Find the word "with" in the material below and gather every line that contains it.
··········
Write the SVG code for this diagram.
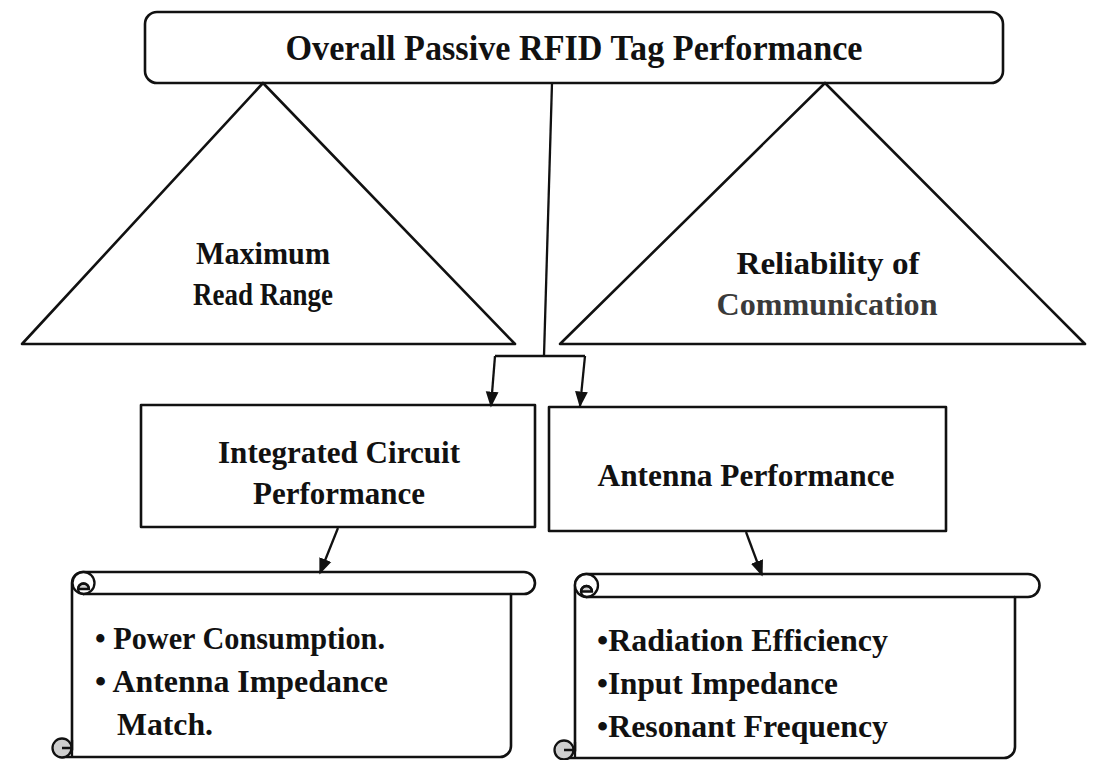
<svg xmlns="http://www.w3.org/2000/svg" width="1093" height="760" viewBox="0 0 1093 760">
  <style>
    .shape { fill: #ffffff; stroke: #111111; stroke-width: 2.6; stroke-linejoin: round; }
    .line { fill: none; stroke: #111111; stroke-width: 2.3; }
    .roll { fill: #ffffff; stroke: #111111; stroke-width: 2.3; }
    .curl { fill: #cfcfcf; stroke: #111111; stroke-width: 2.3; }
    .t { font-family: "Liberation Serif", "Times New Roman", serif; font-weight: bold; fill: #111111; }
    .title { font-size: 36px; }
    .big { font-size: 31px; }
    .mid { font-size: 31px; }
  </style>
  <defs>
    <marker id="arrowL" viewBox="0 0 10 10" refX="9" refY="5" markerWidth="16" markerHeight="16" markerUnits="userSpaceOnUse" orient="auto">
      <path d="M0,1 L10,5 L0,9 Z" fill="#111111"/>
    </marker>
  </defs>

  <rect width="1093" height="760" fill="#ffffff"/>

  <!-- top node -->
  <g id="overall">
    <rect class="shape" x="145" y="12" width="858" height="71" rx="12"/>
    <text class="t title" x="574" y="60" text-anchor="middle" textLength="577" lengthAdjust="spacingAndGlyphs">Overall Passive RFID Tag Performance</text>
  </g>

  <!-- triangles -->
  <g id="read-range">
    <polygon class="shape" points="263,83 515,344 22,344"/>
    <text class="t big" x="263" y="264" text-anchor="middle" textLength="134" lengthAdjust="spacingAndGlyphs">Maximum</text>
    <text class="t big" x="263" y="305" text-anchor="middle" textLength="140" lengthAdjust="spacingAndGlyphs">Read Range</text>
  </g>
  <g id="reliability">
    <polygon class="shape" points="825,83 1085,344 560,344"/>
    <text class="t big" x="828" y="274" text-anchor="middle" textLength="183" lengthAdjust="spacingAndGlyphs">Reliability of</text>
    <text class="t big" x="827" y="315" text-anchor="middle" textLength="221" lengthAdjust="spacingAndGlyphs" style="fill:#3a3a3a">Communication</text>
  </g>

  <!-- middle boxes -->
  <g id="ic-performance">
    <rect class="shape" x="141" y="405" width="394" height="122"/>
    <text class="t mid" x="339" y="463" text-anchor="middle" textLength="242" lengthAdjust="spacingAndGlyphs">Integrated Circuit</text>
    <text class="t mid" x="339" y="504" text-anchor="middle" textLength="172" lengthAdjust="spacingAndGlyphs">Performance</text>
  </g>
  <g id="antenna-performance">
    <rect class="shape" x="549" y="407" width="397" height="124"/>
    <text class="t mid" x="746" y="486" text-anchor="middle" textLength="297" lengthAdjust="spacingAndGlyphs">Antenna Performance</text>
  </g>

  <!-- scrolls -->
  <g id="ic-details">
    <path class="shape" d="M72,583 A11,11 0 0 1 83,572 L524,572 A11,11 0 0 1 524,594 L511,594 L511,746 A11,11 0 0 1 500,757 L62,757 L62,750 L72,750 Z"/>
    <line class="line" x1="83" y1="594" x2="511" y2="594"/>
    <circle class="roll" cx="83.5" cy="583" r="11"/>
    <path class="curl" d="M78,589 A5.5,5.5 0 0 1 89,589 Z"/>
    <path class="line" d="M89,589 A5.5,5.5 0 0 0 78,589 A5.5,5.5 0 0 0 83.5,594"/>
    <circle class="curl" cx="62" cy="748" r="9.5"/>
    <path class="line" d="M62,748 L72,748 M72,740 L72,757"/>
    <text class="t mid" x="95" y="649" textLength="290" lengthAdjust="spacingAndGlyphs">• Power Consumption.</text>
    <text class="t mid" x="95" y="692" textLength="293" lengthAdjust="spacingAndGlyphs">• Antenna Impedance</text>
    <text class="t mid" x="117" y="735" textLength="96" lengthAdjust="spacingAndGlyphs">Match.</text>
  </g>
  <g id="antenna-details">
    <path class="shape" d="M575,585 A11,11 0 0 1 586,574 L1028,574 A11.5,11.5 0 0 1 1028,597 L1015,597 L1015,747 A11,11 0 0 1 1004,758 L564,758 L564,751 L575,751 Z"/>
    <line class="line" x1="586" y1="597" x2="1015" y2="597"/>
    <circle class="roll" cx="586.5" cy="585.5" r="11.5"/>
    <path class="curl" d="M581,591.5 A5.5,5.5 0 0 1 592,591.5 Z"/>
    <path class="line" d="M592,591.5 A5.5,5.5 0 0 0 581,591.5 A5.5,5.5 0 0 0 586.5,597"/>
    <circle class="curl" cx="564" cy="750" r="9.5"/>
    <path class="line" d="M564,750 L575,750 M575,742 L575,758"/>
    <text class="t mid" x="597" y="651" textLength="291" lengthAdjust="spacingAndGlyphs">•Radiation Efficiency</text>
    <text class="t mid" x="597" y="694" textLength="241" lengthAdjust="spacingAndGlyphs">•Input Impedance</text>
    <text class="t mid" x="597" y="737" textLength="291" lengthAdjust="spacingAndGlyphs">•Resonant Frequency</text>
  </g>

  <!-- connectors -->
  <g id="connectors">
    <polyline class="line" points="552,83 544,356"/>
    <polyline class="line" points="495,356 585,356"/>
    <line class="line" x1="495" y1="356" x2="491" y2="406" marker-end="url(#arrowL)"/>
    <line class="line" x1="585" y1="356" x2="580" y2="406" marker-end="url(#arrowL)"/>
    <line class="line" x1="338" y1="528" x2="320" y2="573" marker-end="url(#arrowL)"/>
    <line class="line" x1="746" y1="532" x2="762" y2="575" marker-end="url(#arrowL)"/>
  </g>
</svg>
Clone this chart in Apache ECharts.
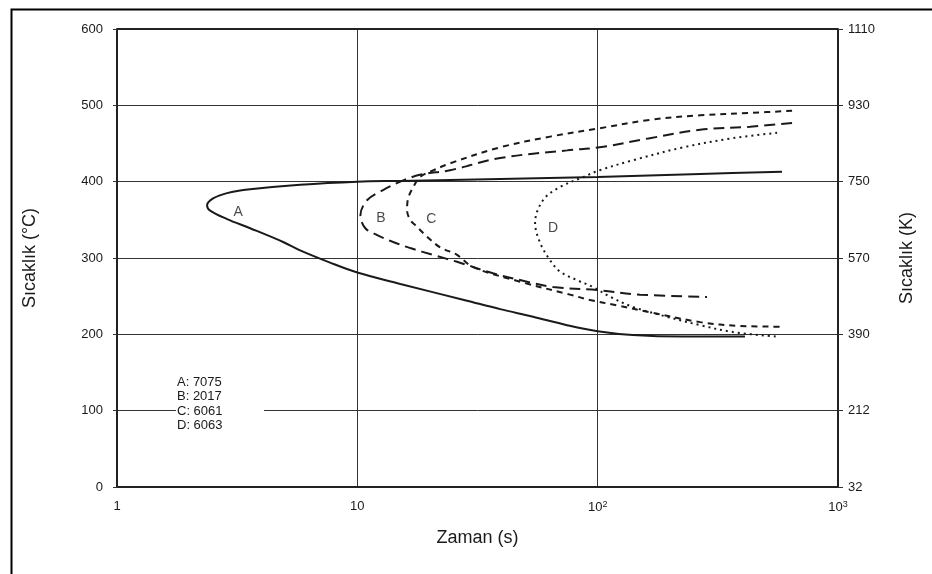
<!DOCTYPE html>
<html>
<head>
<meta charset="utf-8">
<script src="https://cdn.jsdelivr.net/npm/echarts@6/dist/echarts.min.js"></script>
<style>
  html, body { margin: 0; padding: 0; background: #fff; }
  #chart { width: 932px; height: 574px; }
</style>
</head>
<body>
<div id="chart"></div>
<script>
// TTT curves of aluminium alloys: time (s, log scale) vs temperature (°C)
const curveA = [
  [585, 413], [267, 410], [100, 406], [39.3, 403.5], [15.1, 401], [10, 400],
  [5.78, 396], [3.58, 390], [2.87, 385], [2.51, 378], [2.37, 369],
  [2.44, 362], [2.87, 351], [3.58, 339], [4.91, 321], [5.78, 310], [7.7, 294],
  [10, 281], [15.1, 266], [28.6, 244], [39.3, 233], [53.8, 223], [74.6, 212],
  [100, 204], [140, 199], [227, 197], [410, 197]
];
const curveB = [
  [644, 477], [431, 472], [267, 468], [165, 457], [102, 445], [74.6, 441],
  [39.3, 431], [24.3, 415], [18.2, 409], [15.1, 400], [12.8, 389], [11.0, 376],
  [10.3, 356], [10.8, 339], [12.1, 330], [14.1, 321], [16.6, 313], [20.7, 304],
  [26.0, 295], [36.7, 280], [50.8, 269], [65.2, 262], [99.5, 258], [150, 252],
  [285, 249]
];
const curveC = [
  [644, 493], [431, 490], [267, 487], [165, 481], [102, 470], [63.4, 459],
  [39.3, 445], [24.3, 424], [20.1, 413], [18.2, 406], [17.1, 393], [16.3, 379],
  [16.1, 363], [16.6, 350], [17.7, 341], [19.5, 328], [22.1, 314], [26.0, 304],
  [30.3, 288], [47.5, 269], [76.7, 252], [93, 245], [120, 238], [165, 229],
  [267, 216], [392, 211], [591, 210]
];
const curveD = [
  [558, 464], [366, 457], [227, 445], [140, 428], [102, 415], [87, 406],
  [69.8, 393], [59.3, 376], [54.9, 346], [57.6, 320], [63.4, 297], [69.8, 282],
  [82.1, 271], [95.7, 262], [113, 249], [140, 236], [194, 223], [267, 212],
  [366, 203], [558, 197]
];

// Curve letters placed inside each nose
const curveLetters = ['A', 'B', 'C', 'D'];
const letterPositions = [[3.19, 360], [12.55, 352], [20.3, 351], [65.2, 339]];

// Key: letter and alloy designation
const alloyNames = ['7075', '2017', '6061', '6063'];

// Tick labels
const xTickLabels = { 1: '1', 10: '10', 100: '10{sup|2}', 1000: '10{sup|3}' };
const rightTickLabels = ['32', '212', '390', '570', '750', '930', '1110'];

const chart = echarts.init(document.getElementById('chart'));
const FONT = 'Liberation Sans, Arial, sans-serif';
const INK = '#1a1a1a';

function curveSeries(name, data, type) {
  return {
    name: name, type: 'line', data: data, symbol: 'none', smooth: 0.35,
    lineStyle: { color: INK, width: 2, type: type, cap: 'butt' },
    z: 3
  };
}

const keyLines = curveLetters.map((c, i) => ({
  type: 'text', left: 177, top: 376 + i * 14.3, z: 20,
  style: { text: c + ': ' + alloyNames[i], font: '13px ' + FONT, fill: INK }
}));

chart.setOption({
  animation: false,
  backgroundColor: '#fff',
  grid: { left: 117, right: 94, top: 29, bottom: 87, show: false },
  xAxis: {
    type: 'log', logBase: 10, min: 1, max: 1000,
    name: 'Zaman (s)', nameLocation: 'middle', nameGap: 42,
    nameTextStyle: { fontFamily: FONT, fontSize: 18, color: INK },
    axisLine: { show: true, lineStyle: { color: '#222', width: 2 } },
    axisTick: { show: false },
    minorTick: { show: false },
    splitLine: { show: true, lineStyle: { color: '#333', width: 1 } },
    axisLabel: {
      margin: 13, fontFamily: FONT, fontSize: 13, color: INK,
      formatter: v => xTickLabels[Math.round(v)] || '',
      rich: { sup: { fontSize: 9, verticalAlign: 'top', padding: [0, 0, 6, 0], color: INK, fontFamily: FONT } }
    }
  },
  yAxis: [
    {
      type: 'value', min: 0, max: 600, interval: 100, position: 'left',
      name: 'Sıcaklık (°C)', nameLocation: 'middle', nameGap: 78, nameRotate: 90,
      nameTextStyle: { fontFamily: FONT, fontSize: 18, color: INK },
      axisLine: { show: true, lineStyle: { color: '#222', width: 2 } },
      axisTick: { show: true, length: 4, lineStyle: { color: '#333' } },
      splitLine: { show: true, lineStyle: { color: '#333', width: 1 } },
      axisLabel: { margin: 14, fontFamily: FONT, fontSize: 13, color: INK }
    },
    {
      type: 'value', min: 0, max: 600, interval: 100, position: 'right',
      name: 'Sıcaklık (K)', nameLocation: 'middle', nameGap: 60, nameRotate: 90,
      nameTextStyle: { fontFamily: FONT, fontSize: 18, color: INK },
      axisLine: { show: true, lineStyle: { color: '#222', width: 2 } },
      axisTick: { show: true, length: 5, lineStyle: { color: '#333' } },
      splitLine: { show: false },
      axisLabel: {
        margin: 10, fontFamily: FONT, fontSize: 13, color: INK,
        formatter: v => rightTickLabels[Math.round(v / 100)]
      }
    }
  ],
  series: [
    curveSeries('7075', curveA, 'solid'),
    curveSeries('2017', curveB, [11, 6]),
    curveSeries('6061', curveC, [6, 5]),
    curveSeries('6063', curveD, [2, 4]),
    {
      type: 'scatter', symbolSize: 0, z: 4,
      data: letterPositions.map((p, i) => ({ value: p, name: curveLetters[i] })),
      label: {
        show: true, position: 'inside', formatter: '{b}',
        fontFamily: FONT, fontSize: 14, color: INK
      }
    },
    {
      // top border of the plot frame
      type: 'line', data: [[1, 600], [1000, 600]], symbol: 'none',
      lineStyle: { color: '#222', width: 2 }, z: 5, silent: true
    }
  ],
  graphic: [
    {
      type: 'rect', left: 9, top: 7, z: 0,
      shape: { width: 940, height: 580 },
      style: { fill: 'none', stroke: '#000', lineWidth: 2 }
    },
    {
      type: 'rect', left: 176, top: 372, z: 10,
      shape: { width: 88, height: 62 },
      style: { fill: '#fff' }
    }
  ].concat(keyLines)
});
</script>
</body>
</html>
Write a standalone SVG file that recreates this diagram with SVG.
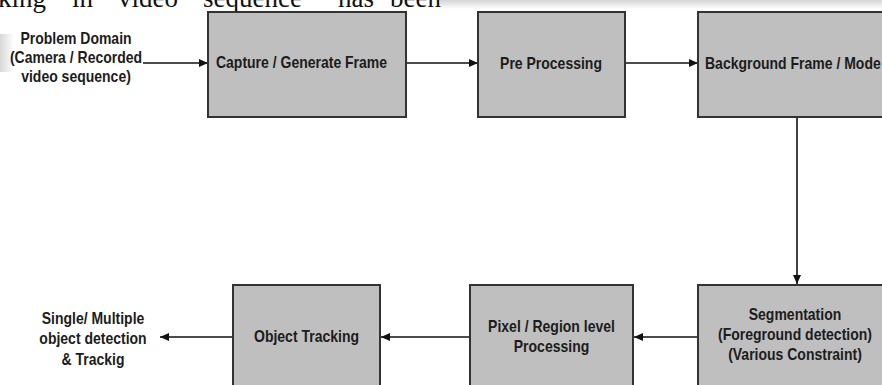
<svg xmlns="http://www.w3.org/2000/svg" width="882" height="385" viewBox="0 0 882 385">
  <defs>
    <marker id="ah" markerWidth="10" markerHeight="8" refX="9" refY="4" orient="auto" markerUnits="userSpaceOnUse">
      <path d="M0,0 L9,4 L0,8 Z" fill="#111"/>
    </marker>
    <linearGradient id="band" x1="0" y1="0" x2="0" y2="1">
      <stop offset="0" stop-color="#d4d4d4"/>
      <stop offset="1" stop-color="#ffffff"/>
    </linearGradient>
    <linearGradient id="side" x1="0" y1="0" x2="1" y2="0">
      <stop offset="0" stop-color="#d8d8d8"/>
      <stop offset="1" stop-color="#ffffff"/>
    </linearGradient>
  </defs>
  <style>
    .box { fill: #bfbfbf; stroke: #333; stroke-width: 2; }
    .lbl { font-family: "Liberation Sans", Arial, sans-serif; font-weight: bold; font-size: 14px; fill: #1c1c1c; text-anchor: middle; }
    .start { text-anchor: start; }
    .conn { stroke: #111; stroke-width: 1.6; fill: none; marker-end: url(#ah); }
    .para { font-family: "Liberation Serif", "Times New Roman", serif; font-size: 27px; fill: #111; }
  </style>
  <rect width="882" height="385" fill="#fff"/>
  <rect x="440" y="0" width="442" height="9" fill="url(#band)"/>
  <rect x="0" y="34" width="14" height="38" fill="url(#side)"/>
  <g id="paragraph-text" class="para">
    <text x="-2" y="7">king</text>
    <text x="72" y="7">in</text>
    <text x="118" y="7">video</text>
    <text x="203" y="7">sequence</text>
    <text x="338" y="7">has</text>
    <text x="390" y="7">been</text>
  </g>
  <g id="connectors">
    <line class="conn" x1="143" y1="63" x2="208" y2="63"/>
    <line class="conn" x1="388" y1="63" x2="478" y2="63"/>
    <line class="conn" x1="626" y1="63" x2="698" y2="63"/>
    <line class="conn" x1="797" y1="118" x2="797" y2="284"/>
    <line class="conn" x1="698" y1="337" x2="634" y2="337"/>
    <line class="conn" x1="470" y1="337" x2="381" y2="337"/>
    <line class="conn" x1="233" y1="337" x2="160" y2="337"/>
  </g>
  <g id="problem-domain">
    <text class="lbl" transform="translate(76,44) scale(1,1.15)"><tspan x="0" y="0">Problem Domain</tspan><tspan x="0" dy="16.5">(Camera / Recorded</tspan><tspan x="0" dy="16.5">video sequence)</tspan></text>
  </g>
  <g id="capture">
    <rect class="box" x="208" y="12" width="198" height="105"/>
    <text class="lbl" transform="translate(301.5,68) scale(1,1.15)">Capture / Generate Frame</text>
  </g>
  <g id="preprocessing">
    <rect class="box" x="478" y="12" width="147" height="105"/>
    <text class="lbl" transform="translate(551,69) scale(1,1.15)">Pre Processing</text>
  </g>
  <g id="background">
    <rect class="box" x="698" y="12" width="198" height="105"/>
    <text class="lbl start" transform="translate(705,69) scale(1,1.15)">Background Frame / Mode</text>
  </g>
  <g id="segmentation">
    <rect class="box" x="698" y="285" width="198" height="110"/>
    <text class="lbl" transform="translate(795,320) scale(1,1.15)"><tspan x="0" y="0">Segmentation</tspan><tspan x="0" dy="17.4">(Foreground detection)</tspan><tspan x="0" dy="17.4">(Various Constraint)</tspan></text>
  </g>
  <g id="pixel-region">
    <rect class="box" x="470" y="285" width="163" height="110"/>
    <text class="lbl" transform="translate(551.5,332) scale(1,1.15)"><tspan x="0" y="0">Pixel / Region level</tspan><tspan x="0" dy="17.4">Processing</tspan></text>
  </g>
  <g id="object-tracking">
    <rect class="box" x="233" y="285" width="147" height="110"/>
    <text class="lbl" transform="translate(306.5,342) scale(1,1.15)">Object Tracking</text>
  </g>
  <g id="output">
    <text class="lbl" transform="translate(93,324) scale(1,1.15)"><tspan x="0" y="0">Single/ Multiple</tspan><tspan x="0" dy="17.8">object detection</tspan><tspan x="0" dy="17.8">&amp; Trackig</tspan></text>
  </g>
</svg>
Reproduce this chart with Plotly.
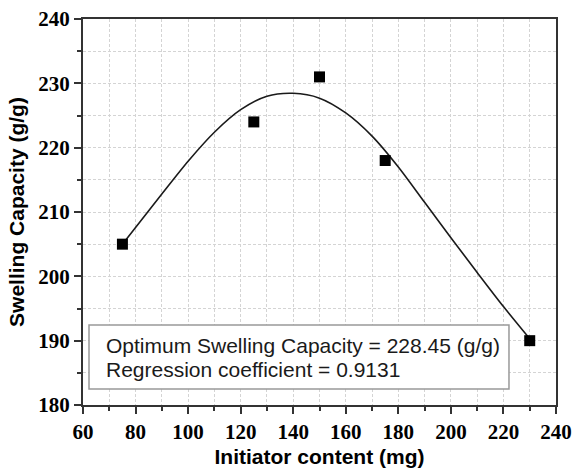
··········
Exercise answer =
Write a standalone SVG file that recreates this diagram with SVG.
Reproduce this chart with Plotly.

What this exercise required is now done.